Alibaba will start selling Ford cars in the near future. The two companies have signed an agreement, TechCrunch reports. According to the report, Alibaba may start selling cars through vending machines.  So, ecommerce is no more for the light items: digital commerce is systematically eating the physical commerce. Tesla has been selling through the web for years, with largely minimal dealerships (where law permits).

Alibaba is the country’s largest e-commerce firm that’s best known for its Taobao marketplace and T-Mall service for brands. The alliance could see Ford utilize T-Mall to sell cars to consumers — the company has sold items like cargo jets via Taobao before — but there could be room for collaboration within Alibaba’s ‘Next Retail’ strategy that unites online and offline commerce.
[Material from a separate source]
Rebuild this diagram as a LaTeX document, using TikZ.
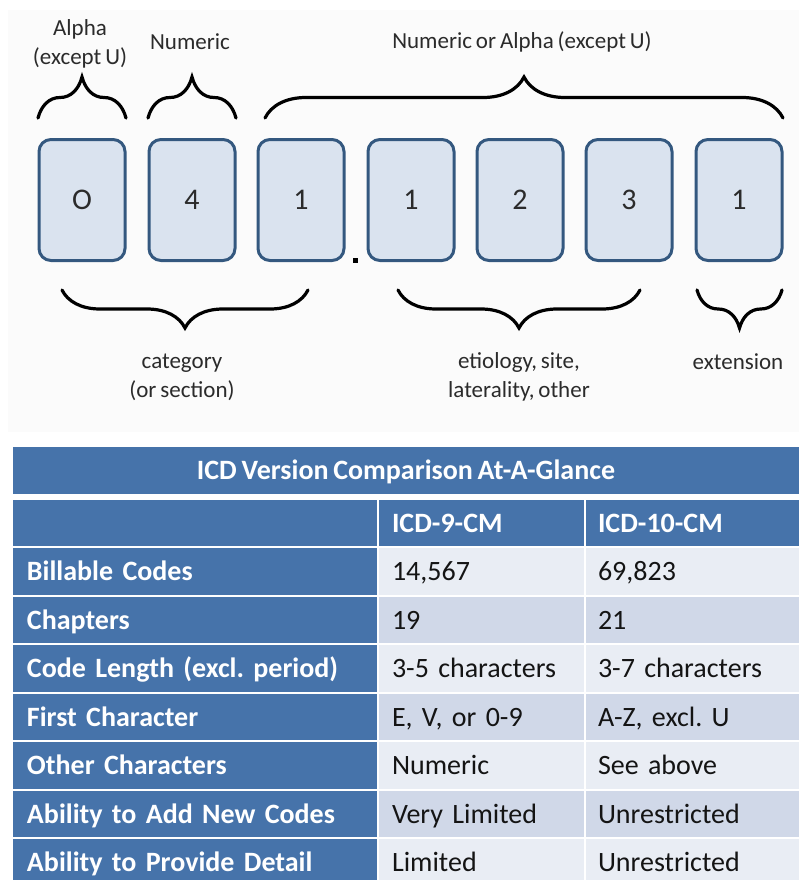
\documentclass[tikz,border=0pt]{standalone}
\usepackage{fontspec}
\setmainfont{Carlito}[WordSpace=0.75]
\frenchspacing
\usetikzlibrary{decorations.pathreplacing}
\definecolor{boxfill}{HTML}{DAE3EF}
\definecolor{boxline}{HTML}{34587F}
\definecolor{tblue}{HTML}{4673AA}
\definecolor{rowlight}{HTML}{E9EDF4}
\definecolor{rowdark}{HTML}{D0D8E8}
\definecolor{inkgray}{HTML}{2B2B2B}
\begin{document}
\begin{tikzpicture}[x=1pt,y=-1pt,every node/.style={inner sep=0pt},
    charbox/.style={draw=boxline,line width=3pt,fill=boxfill,rounded corners=12pt,
      minimum width=86pt,minimum height=121pt,text=inkgray,font=\fontsize{30}{30}\selectfont},
    lbl/.style={text=inkgray,align=center,font=\fontsize{23}{29}\selectfont},
    brace/.style={decorate,decoration={brace,amplitude=#1},line width=3.2pt,line cap=round},
    cell/.style={minimum height=46.5pt,text height=18pt,text depth=0pt,align=left,
      font=\fontsize{28}{30}\selectfont,text=black!92},
    colA/.style={cell,text width=336pt,inner xsep=14pt},
    colB/.style={cell,text width=179pt,inner xsep=13pt},
    colC/.style={cell,text width=189pt,inner xsep=12pt},
    hd/.style={fill=tblue,text=white,font=\fontsize{28}{30}\selectfont\bfseries}]
    \useasboundingbox (0,0) rectangle (799,880);
    \fill[black!1.5] (8,10) rectangle (799,432);
    % code characters
    \node[charbox] (c1) at (82,200)  {O};
    \node[charbox] (c2) at (192,200) {4};
    \node[charbox] (c3) at (301,200) {1};
    \node[charbox] (c4) at (411,200) {1};
    \node[charbox] (c5) at (520,200) {2};
    \node[charbox] (c6) at (629,200) {3};
    \node[charbox] (c7) at (739,200) {1};
    \node[fill=black,minimum size=5pt] (dot) at (355,260) {};
    % braces above
    \coordinate (t1a) at (38,118);  \coordinate (t1b) at (126,118);
    \coordinate (t2a) at (148,118); \coordinate (t2b) at (236,118);
    \coordinate (t3a) at (265,118); \coordinate (t3b) at (783,118);
    \draw[brace=41pt] (t1a) -- (t1b);
    \draw[brace=41pt] (t2a) -- (t2b);
    \draw[brace=41pt] (t3a) -- (t3b);
    \node[lbl] (alpha) at (80,44) {Alpha\\(except U)};
    \node[lbl] (num) at (190,42) {Numeric};
    \node[lbl] (numalpha) at (522,42) {Numeric or Alpha (except U)};
    % braces below
    \coordinate (b1a) at (62,290);  \coordinate (b1b) at (308,290);
    \coordinate (b2a) at (398,290); \coordinate (b2b) at (640,290);
    \coordinate (b3a) at (697,290); \coordinate (b3b) at (782,290);
    \draw[brace=38pt] (b1b) -- (b1a);
    \draw[brace=38pt] (b2b) -- (b2a);
    \draw[brace=38pt] (b3b) -- (b3a);
    \node[lbl] (cat) at (182,377) {category\\(or section)};
    \node[lbl] (etio) at (519,377) {etiology, site,\\laterality, other};
    \node[lbl] (ext) at (738,362) {extension};
    % comparison table
    \node[hd,minimum width=786pt,minimum height=46.5pt,text height=18pt,text depth=0pt] (title) at (406,470.5) {ICD Version Comparison At-A-Glance};
    \node[colA,hd] (h1) at (195,523) {};
    \node[colB,hd] (h2) at (481.5,523) {ICD-9-CM};
    \node[colC,hd] (h3) at (692.5,523) {ICD-10-CM};
    \node[colA,hd] (r1) at (195,571.5) {Billable Codes};
    \node[colB,fill=rowlight] (r1b) at (481.5,571.5) {14,567};
    \node[colC,fill=rowlight] (r1c) at (692.5,571.5) {69,823};
    \node[colA,hd] (r2) at (195,620) {Chapters};
    \node[colB,fill=rowdark] (r2b) at (481.5,620) {19};
    \node[colC,fill=rowdark] (r2c) at (692.5,620) {21};
    \node[colA,hd] (r3) at (195,668.5) {Code Length (excl. period)};
    \node[colB,fill=rowlight] (r3b) at (481.5,668.5) {3-5 characters};
    \node[colC,fill=rowlight] (r3c) at (692.5,668.5) {3-7 characters};
    \node[colA,hd] (r4) at (195,717) {First Character};
    \node[colB,fill=rowdark] (r4b) at (481.5,717) {E, V, or 0-9};
    \node[colC,fill=rowdark] (r4c) at (692.5,717) {A-Z, excl. U};
    \node[colA,hd] (r5) at (195,765.5) {Other Characters};
    \node[colB,fill=rowlight] (r5b) at (481.5,765.5) {Numeric};
    \node[colC,fill=rowlight] (r5c) at (692.5,765.5) {See above};
    \node[colA,hd] (r6) at (195,814) {Ability to Add New Codes};
    \node[colB,fill=rowdark] (r6b) at (481.5,814) {Very Limited};
    \node[colC,fill=rowdark] (r6c) at (692.5,814) {Unrestricted};
    \node[colA,hd] (r7) at (195,862.5) {Ability to Provide Detail};
    \node[colB,fill=rowlight] (r7b) at (481.5,862.5) {Limited};
    \node[colC,fill=rowlight] (r7c) at (692.5,862.5) {Unrestricted};
\end{tikzpicture}
\end{document}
The Chinese giant recently invested in national hypermarket operator Sun Retail in a move that it hopes will increase the synergies between e-commerce and physical retailing, and automotive is one vertical where that mesh is more obviously beneficial. People like to touch, feel and drive cars before they buy them, but yet doing basic research and purchasing online is more productive than visiting multiple showrooms.
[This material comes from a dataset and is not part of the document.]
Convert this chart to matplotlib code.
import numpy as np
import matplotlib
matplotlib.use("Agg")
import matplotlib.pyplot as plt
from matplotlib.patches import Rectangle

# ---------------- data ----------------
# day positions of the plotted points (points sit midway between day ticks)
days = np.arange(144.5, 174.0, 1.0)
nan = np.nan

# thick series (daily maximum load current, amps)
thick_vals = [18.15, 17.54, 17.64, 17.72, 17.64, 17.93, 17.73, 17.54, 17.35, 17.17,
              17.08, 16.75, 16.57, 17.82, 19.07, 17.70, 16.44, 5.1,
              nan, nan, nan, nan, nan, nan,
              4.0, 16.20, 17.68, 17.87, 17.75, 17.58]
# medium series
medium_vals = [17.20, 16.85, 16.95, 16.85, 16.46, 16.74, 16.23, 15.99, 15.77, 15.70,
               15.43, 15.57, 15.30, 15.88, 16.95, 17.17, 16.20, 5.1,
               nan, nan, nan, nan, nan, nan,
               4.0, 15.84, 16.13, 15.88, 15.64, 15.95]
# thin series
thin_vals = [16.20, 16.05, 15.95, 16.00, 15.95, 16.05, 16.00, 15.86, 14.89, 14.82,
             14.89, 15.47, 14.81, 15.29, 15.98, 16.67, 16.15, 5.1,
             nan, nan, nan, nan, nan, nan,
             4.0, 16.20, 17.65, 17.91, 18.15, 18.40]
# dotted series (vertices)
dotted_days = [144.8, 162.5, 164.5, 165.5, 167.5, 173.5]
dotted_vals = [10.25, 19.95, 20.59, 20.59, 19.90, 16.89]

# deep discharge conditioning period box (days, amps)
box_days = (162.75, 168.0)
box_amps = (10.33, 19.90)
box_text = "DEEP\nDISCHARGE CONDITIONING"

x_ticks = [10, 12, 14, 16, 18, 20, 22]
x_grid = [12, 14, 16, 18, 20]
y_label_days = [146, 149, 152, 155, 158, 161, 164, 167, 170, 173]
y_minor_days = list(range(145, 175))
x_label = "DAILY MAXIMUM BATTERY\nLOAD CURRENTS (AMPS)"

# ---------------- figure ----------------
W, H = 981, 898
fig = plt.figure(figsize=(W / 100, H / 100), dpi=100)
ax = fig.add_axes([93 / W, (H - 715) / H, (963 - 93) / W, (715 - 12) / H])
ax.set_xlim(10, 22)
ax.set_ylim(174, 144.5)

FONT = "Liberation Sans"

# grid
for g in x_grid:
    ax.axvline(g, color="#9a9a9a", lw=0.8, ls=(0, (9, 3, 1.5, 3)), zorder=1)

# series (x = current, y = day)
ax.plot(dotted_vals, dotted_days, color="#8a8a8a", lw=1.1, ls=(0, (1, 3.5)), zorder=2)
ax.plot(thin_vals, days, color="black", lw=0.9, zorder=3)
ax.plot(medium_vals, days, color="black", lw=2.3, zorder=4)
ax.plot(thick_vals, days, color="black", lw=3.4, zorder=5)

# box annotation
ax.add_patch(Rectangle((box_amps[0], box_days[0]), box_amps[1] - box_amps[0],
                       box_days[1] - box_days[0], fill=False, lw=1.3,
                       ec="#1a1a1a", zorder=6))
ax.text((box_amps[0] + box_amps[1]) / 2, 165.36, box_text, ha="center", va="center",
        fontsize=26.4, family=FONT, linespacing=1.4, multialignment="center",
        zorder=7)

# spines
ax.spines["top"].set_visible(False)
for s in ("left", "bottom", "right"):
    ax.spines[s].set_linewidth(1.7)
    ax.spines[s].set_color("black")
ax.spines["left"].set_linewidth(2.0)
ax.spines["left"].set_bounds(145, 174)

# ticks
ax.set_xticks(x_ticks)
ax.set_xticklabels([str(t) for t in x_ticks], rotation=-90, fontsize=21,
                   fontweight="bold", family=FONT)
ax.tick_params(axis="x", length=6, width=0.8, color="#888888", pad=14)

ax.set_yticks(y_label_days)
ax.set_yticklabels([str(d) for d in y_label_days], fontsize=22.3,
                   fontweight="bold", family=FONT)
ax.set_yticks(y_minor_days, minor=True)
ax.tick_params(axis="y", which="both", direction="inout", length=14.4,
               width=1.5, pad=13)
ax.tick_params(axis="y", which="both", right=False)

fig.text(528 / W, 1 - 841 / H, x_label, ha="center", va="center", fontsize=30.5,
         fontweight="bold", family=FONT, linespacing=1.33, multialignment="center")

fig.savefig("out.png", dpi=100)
A source also indicated that Alibaba may consider a “vending machine” style approach to selling cars

The ecommerce sector is certainly changing rapidly. This year has seen immense interface between offline and online ecosystems. Jumia Nigeria is now offering Dangote Cement.  I do hope Innoson Motors gets phone calls from Konga and Jumia to help the local car company on its sales.

Innoson Motors (Source: Guardian)

For the partners, it makes sense: you suddenly have your products in platforms where people can see them, even though they may decide to shop elsewhere. The ecommerce companies are advertising juggernauts and they can put products before buyers.

I like the promise in grocery. The emerging opportunity in Nigeria is as follows: buy off strategically positioned supermarkets in selected cities, connect them together to form a chain, and use the scale with integration with online to deliver services. Online will play a big role in coming years, and that role may be reducing the friction in using physical ecosystems in commerce. By that I mean where you shop in Owerri via your mobile phone, drive into a supermarket chain, swipe a card (no one around), and the items will just roll out, packaged for collection.

If the ecommerce firms in Nigeria start thinking in that direction, obviously that would great. It reduces cost of delivery, because after ordering online, the items are coming to you from the supermarket within your city: improved delivery time, better service, plus quality products; no stories! As for Innoson motors being sold online, even the impression that could create is even massive on its own, whether the final purchase is via online or offline is irrelevant.